ROWS:
——
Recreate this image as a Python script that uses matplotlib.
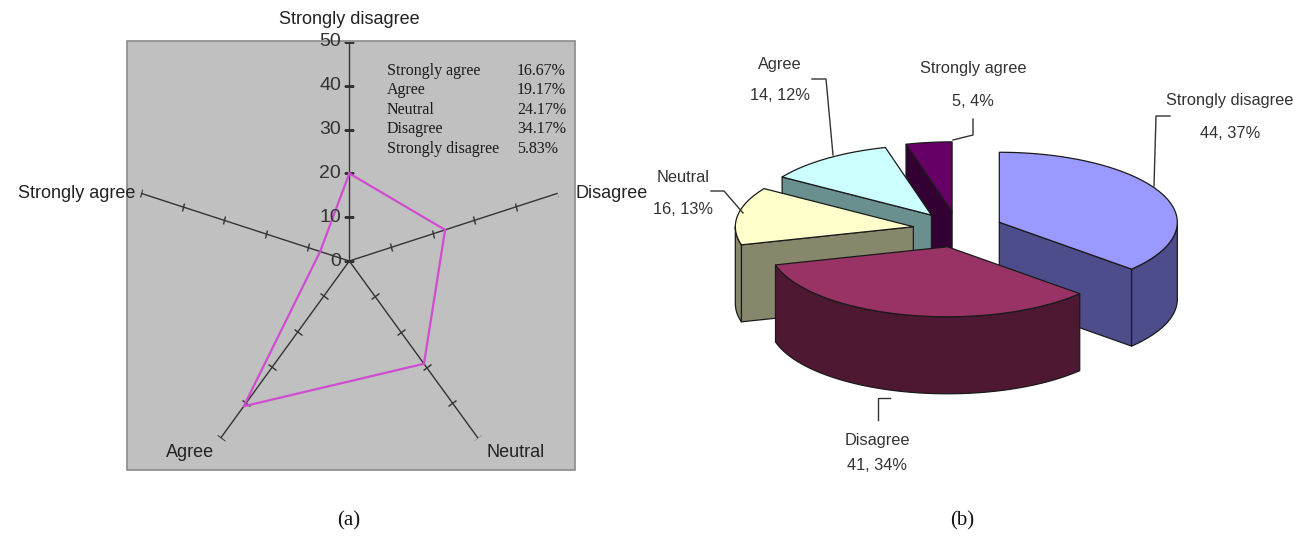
import numpy as np
import matplotlib
matplotlib.use('Agg')
import matplotlib.pyplot as plt
from matplotlib.markers import MarkerStyle
from matplotlib.transforms import Affine2D
from matplotlib.patches import Rectangle, Polygon

W, H = 1300, 541

# ---------------- data ----------------
radar_categories = ['Strongly disagree', 'Disagree', 'Neutral', 'Agree', 'Strongly agree']
radar_values = [20, 23, 29, 41, 7]
radar_ticks = [0, 10, 20, 30, 40, 50]
inset_labels = ['Strongly agree', 'Agree', 'Neutral', 'Disagree', 'Strongly disagree']
inset_percents = ['16.67%', '19.17%', '24.17%', '34.17%', '5.83%']

pie_labels = ['Strongly disagree', 'Disagree', 'Neutral', 'Agree', 'Strongly agree']
pie_counts = [44, 41, 16, 14, 5]
pie_percents = ['37%', '34%', '13%', '12%', '4%']
pie_top_colors = ['#9999FF', '#993366', '#FFFFCC', '#CCFFFF', '#660066']
pie_side_colors = ['#4D4D8C', '#4F1832', '#87876B', '#6A8F8F', '#330033']

SANS = ['Liberation Sans', 'DejaVu Sans']
SERIF = ['Liberation Serif', 'DejaVu Serif']

fig = plt.figure(figsize=(W / 100, H / 100), dpi=100)

def fx(x):
    return x / W

def fy(y):
    return 1 - y / H

# ---------------- (a) radar ----------------
fig.add_artist(Rectangle((fx(127), fy(470)), (575 - 127) / W, (470 - 41) / H,
                         transform=fig.transFigure, facecolor='#C0C0C0',
                         edgecolor='#8a8a8a', lw=1.2, zorder=-1))

rcx, rcy, R = 349.3, 261.0, 219.0
ax = fig.add_axes([fx(rcx - R), fy(rcy + R), 2 * R / W, 2 * R / H], projection='polar')
ax.set_theta_offset(np.pi / 2)
ax.set_theta_direction(-1)
ax.set_ylim(0, radar_ticks[-1])
ax.patch.set_visible(False)
ax.axis('off')

n = len(radar_categories)
thetas = [2 * np.pi * i / n for i in range(n)]
axis_color = '#333333'
for i, th in enumerate(thetas):
    ax.plot([th, th], [0, radar_ticks[-1]], color=axis_color, lw=1.0, zorder=2)
    screen = 90 - 360 * i / n
    mk = MarkerStyle('_', transform=Affine2D().rotate_deg(screen + 90))
    rs = radar_ticks[1:] if i > 0 else radar_ticks
    ax.plot([th] * len(rs), rs, ls='none', marker=mk, ms=6.5, mew=1.0,
            color=axis_color, zorder=2)

vals = radar_values + [radar_values[0]]
ths = thetas + [thetas[0]]
ax.plot(ths, vals, color='#D04CD0', lw=1.6, zorder=3)

for t in radar_ticks:
    ax.annotate(str(t), xy=(0, t), xytext=(-6, 0), textcoords='offset points',
                ha='right', va='center', fontsize=14, color='#333333', family=SANS)

label_offsets = [(0, 10, 'center', 'bottom'), (13, 0, 'left', 'center'),
                 (6, -4, 'left', 'top'), (-5, -4, 'right', 'top'),
                 (-4, 0, 'right', 'center')]
for cat, th, (ox, oy, ha, va) in zip(radar_categories, thetas, label_offsets):
    ax.annotate(cat, xy=(th, radar_ticks[-1]), xytext=(ox, oy), textcoords='offset points',
                ha=ha, va=va, fontsize=13, color='#222222', family=SANS, annotation_clip=False)

for k, (lab, pc) in enumerate(zip(inset_labels, inset_percents)):
    yy = 70.7 + 19.5 * k
    fig.text(fx(387), fy(yy), lab, ha='left', va='center', fontsize=11.5,
             family=SERIF, color='#1a1a1a')
    fig.text(fx(517), fy(yy), pc, ha='left', va='center', fontsize=11.5,
             family=SERIF, color='#1a1a1a')

# ---------------- (b) 3D pie ----------------
axp = fig.add_axes([0, 0, 1, 1])
axp.set_xlim(0, W)
axp.set_ylim(H, 0)
axp.axis('off')
axp.patch.set_visible(False)

pcx, pcy, rx, ry, depth, explode = 958.0, 229.5, 178.0, 70.0, 77.0, 0.254
total = float(sum(pie_counts))
edge = dict(edgecolor='#1a1a1a', lw=0.9, joinstyle='round')

slices = []
a = 90.0
for i, c in enumerate(pie_counts):
    span = 360.0 * c / total
    a1, a2 = a, a - span
    a = a2
    mid = 0.5 * (a1 + a2)
    apx = pcx + explode * rx * np.cos(np.radians(mid))
    apy = pcy - explode * ry * np.sin(np.radians(mid))
    slices.append((i, a1, a2, mid, apx, apy))

def rim(apx, apy, t):
    t = np.radians(t)
    return apx + rx * np.cos(t), apy - ry * np.sin(t)

slices.sort(key=lambda s: -np.sin(np.radians(s[3])))
for i, a1, a2, mid, apx, apy in slices:
    side = pie_side_colors[i]
    top = pie_top_colors[i]
    for ang, nrm in ((a1, a1 + 90), (a2, a2 - 90)):
        if np.sin(np.radians(nrm)) < -1e-6:
            ex, ey = rim(apx, apy, ang)
            quad = [(apx, apy), (ex, ey), (ex, ey + depth), (apx, apy + depth)]
            axp.add_patch(Polygon(quad, closed=True, facecolor=side, **edge))
    for kk in (-1, 0, 1):
        lo = max(a2, -180 + 360 * kk)
        hi = min(a1, 360 * kk)
        if hi > lo:
            tt = np.linspace(lo, hi, 80)
            xs, ys = rim(apx, apy, tt)
            pts = list(zip(xs, ys)) + list(zip(xs[::-1], ys[::-1] + depth))
            axp.add_patch(Polygon(pts, closed=True, facecolor=side, **edge))
    tt = np.linspace(a1, a2, 120)
    xs, ys = rim(apx, apy, tt)
    pts = [(apx, apy)] + list(zip(xs, ys))
    axp.add_patch(Polygon(pts, closed=True, facecolor=top, **edge))

label_pos = {
    'Strongly disagree': (1230, 101, 133),
    'Disagree': (877, 440, 466),
    'Neutral': (683, 178, 210),
    'Agree': (780, 65, 96),
    'Strongly agree': (973, 68, 102),
}
leaders = {
    'Strongly disagree': [(1170, 116), (1156, 116), (1154, 186)],
    'Disagree': [(890, 398), (878, 398), (878, 420)],
    'Neutral': [(711, 191), (724, 191), (743, 213)],
    'Agree': [(812, 79), (826, 79), (833, 155)],
    'Strongly agree': [(973, 119), (973, 135), (953, 140)],
}
for lab, cnt, pc in zip(pie_labels, pie_counts, pie_percents):
    x, y1, y2 = label_pos[lab]
    axp.text(x, y1, lab, ha='center', va='center', fontsize=11.8, family=SANS, color='#333333')
    axp.text(x, y2, f'{cnt}, {pc}', ha='center', va='center', fontsize=11.8,
             family=SANS, color='#333333')
    lx, ly = zip(*leaders[lab])
    axp.plot(lx, ly, color='#333333', lw=1.0)

axp.text(349, 521, '(a)', ha='center', va='center', fontsize=15, family=SERIF, color='#111111')
axp.text(962, 521, '(b)', ha='center', va='center', fontsize=15, family=SERIF, color='#111111')

fig.savefig('out.png', dpi=100, facecolor='white')
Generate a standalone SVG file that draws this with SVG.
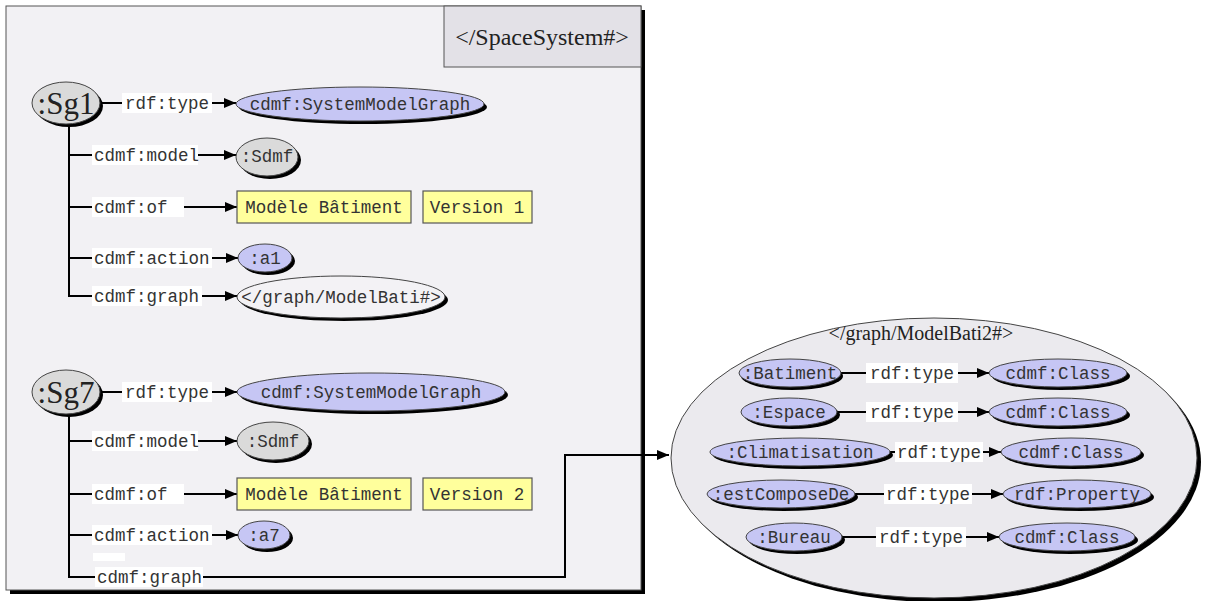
——
EXERCISE TASK:
Exactly reproduce each record, leaving out any pictures.

RESPONSE:
Recreate this image as a Python script that uses matplotlib.
import numpy as np
import matplotlib
matplotlib.use('Agg')
import matplotlib.pyplot as plt
from matplotlib.markers import MarkerStyle
from matplotlib.transforms import Affine2D
from matplotlib.patches import Rectangle, Polygon

W, H = 1300, 541

# ---------------- data ----------------
radar_categories = ['Strongly disagree', 'Disagree', 'Neutral', 'Agree', 'Strongly agree']
radar_values = [20, 23, 29, 41, 7]
radar_ticks = [0, 10, 20, 30, 40, 50]
inset_labels = ['Strongly agree', 'Agree', 'Neutral', 'Disagree', 'Strongly disagree']
inset_percents = ['16.67%', '19.17%', '24.17%', '34.17%', '5.83%']

pie_labels = ['Strongly disagree', 'Disagree', 'Neutral', 'Agree', 'Strongly agree']
pie_counts = [44, 41, 16, 14, 5]
pie_percents = ['37%', '34%', '13%', '12%', '4%']
pie_top_colors = ['#9999FF', '#993366', '#FFFFCC', '#CCFFFF', '#660066']
pie_side_colors = ['#4D4D8C', '#4F1832', '#87876B', '#6A8F8F', '#330033']

SANS = ['Liberation Sans', 'DejaVu Sans']
SERIF = ['Liberation Serif', 'DejaVu Serif']

fig = plt.figure(figsize=(W / 100, H / 100), dpi=100)

def fx(x):
    return x / W

def fy(y):
    return 1 - y / H

# ---------------- (a) radar ----------------
fig.add_artist(Rectangle((fx(127), fy(470)), (575 - 127) / W, (470 - 41) / H,
                         transform=fig.transFigure, facecolor='#C0C0C0',
                         edgecolor='#8a8a8a', lw=1.2, zorder=-1))

rcx, rcy, R = 349.3, 261.0, 219.0
ax = fig.add_axes([fx(rcx - R), fy(rcy + R), 2 * R / W, 2 * R / H], projection='polar')
ax.set_theta_offset(np.pi / 2)
ax.set_theta_direction(-1)
ax.set_ylim(0, radar_ticks[-1])
ax.patch.set_visible(False)
ax.axis('off')

n = len(radar_categories)
thetas = [2 * np.pi * i / n for i in range(n)]
axis_color = '#333333'
for i, th in enumerate(thetas):
    ax.plot([th, th], [0, radar_ticks[-1]], color=axis_color, lw=1.0, zorder=2)
    screen = 90 - 360 * i / n
    mk = MarkerStyle('_', transform=Affine2D().rotate_deg(screen + 90))
    rs = radar_ticks[1:] if i > 0 else radar_ticks
    ax.plot([th] * len(rs), rs, ls='none', marker=mk, ms=6.5, mew=1.0,
            color=axis_color, zorder=2)

vals = radar_values + [radar_values[0]]
ths = thetas + [thetas[0]]
ax.plot(ths, vals, color='#D04CD0', lw=1.6, zorder=3)

for t in radar_ticks:
    ax.annotate(str(t), xy=(0, t), xytext=(-6, 0), textcoords='offset points',
                ha='right', va='center', fontsize=14, color='#333333', family=SANS)

label_offsets = [(0, 10, 'center', 'bottom'), (13, 0, 'left', 'center'),
                 (6, -4, 'left', 'top'), (-5, -4, 'right', 'top'),
                 (-4, 0, 'right', 'center')]
for cat, th, (ox, oy, ha, va) in zip(radar_categories, thetas, label_offsets):
    ax.annotate(cat, xy=(th, radar_ticks[-1]), xytext=(ox, oy), textcoords='offset points',
                ha=ha, va=va, fontsize=13, color='#222222', family=SANS, annotation_clip=False)

for k, (lab, pc) in enumerate(zip(inset_labels, inset_percents)):
    yy = 70.7 + 19.5 * k
    fig.text(fx(387), fy(yy), lab, ha='left', va='center', fontsize=11.5,
             family=SERIF, color='#1a1a1a')
    fig.text(fx(517), fy(yy), pc, ha='left', va='center', fontsize=11.5,
             family=SERIF, color='#1a1a1a')

# ---------------- (b) 3D pie ----------------
axp = fig.add_axes([0, 0, 1, 1])
axp.set_xlim(0, W)
axp.set_ylim(H, 0)
axp.axis('off')
axp.patch.set_visible(False)

pcx, pcy, rx, ry, depth, explode = 958.0, 229.5, 178.0, 70.0, 77.0, 0.254
total = float(sum(pie_counts))
edge = dict(edgecolor='#1a1a1a', lw=0.9, joinstyle='round')

slices = []
a = 90.0
for i, c in enumerate(pie_counts):
    span = 360.0 * c / total
    a1, a2 = a, a - span
    a = a2
    mid = 0.5 * (a1 + a2)
    apx = pcx + explode * rx * np.cos(np.radians(mid))
    apy = pcy - explode * ry * np.sin(np.radians(mid))
    slices.append((i, a1, a2, mid, apx, apy))

def rim(apx, apy, t):
    t = np.radians(t)
    return apx + rx * np.cos(t), apy - ry * np.sin(t)

slices.sort(key=lambda s: -np.sin(np.radians(s[3])))
for i, a1, a2, mid, apx, apy in slices:
    side = pie_side_colors[i]
    top = pie_top_colors[i]
    for ang, nrm in ((a1, a1 + 90), (a2, a2 - 90)):
        if np.sin(np.radians(nrm)) < -1e-6:
            ex, ey = rim(apx, apy, ang)
            quad = [(apx, apy), (ex, ey), (ex, ey + depth), (apx, apy + depth)]
            axp.add_patch(Polygon(quad, closed=True, facecolor=side, **edge))
    for kk in (-1, 0, 1):
        lo = max(a2, -180 + 360 * kk)
        hi = min(a1, 360 * kk)
        if hi > lo:
            tt = np.linspace(lo, hi, 80)
            xs, ys = rim(apx, apy, tt)
            pts = list(zip(xs, ys)) + list(zip(xs[::-1], ys[::-1] + depth))
            axp.add_patch(Polygon(pts, closed=True, facecolor=side, **edge))
    tt = np.linspace(a1, a2, 120)
    xs, ys = rim(apx, apy, tt)
    pts = [(apx, apy)] + list(zip(xs, ys))
    axp.add_patch(Polygon(pts, closed=True, facecolor=top, **edge))

label_pos = {
    'Strongly disagree': (1230, 101, 133),
    'Disagree': (877, 440, 466),
    'Neutral': (683, 178, 210),
    'Agree': (780, 65, 96),
    'Strongly agree': (973, 68, 102),
}
leaders = {
    'Strongly disagree': [(1170, 116), (1156, 116), (1154, 186)],
    'Disagree': [(890, 398), (878, 398), (878, 420)],
    'Neutral': [(711, 191), (724, 191), (743, 213)],
    'Agree': [(812, 79), (826, 79), (833, 155)],
    'Strongly agree': [(973, 119), (973, 135), (953, 140)],
}
for lab, cnt, pc in zip(pie_labels, pie_counts, pie_percents):
    x, y1, y2 = label_pos[lab]
    axp.text(x, y1, lab, ha='center', va='center', fontsize=11.8, family=SANS, color='#333333')
    axp.text(x, y2, f'{cnt}, {pc}', ha='center', va='center', fontsize=11.8,
             family=SANS, color='#333333')
    lx, ly = zip(*leaders[lab])
    axp.plot(lx, ly, color='#333333', lw=1.0)

axp.text(349, 521, '(a)', ha='center', va='center', fontsize=15, family=SERIF, color='#111111')
axp.text(962, 521, '(b)', ha='center', va='center', fontsize=15, family=SERIF, color='#111111')

fig.savefig('out.png', dpi=100, facecolor='white')
Generate a standalone SVG file that draws this with SVG.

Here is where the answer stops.